At the time of its cessation, Tumbleweeds appeared in about 200 newspapers; at its peak, it may have appeared in 400-700 papers, reports vary.

Tumbleweeds and his diminutive gang worked outside the newspaper realm, too. One of the Tumbleweeds strips was animated for an appearance in The Fabulous Funnies, a 1980 television special that showcased several comic strips. Tumbleweeds Gulch was an attraction at MCM Grand Adventures Theme Park, saith St. Wikipedia, and the strip was also the basis for a Las Vegas stage show. In 1983, Tumbleweeds was adapted into a musical comedy for high school productions.

But it was in ink on paper out of T.K. Ryan’s possibly perverse mind that Tumbleweeds, Hildegard Hamhocker, the Poohawks and all the rest re-enacted an Old West that no one had ever seen before but that everyone could find him/herself in.

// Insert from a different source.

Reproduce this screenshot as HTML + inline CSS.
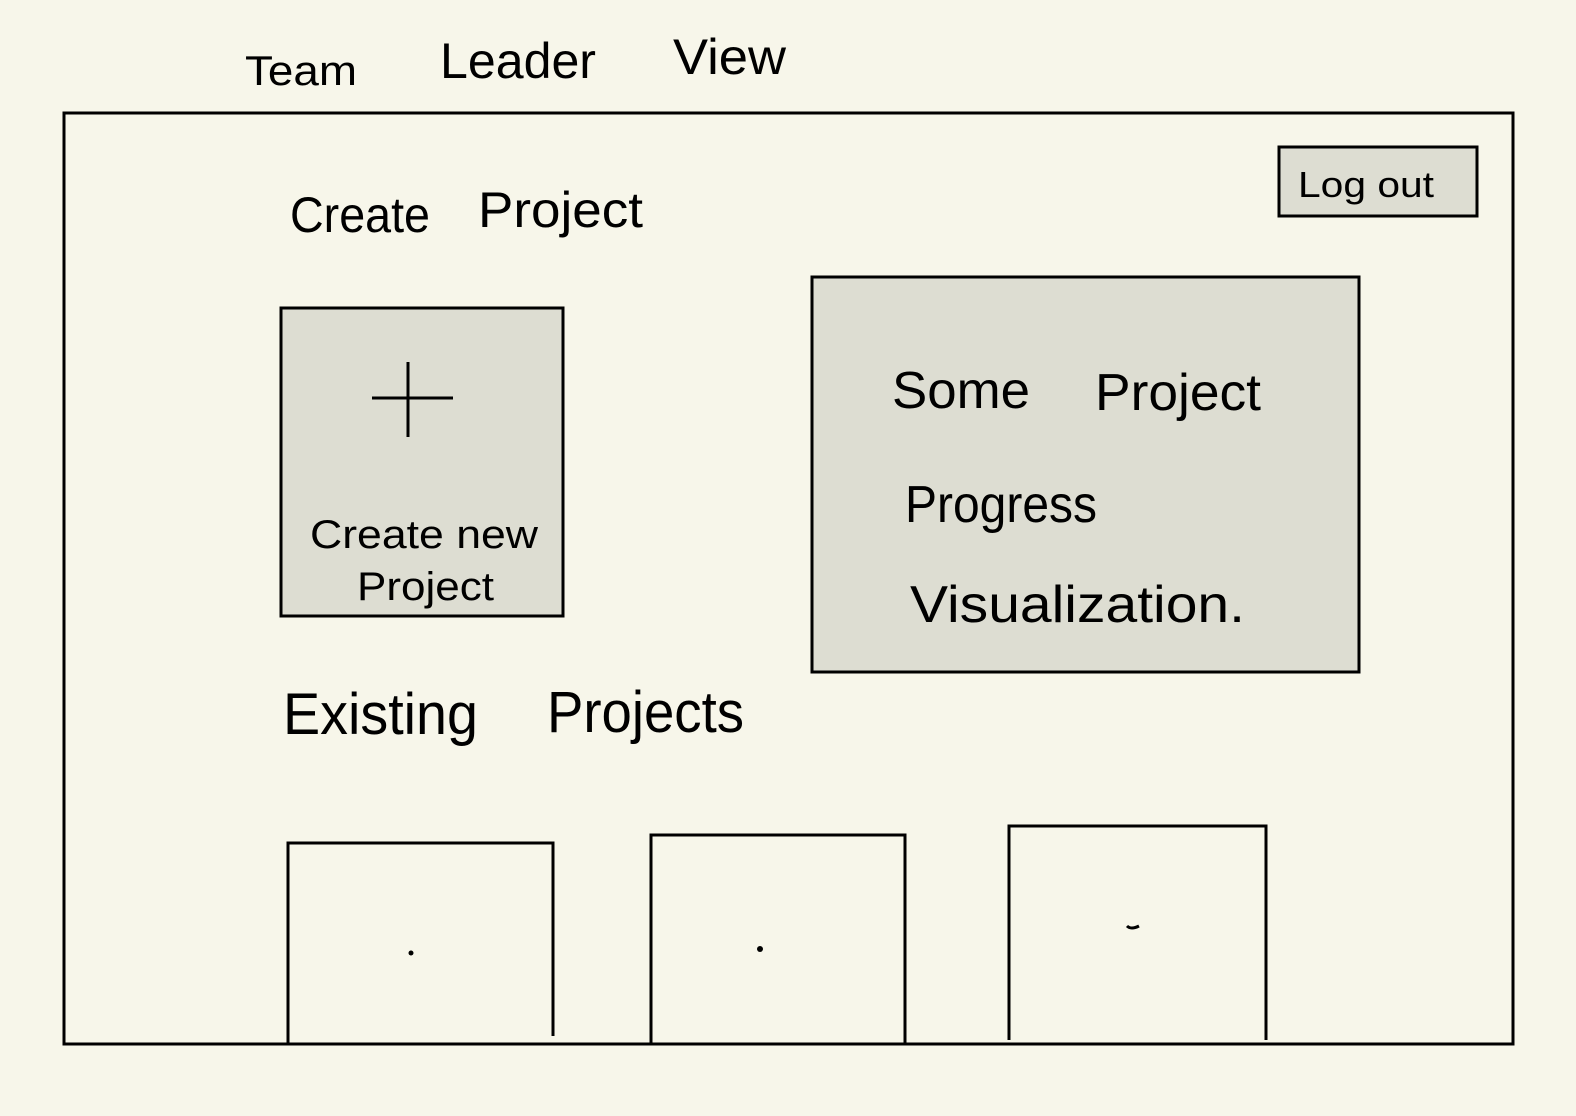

The humor of dichotomy— because it points to a discrepancy, a non-sequitur— is inevitably sobering. In Tumbleweeds it isn't just the Old West that the characters try to create with their language, and it isn't just the Old West that can't live up to its poetry. Man hovers between the lines here, and he is a bit short of his vision of himself too. Just as he is in B.C. and in Peanuts, the other pacesetters for a new age for comedy in comic strips. Seeing ourselves in comic strip comedy displays the spark of divinity in humanity: in laughing at ourselves, we rise above ourselves.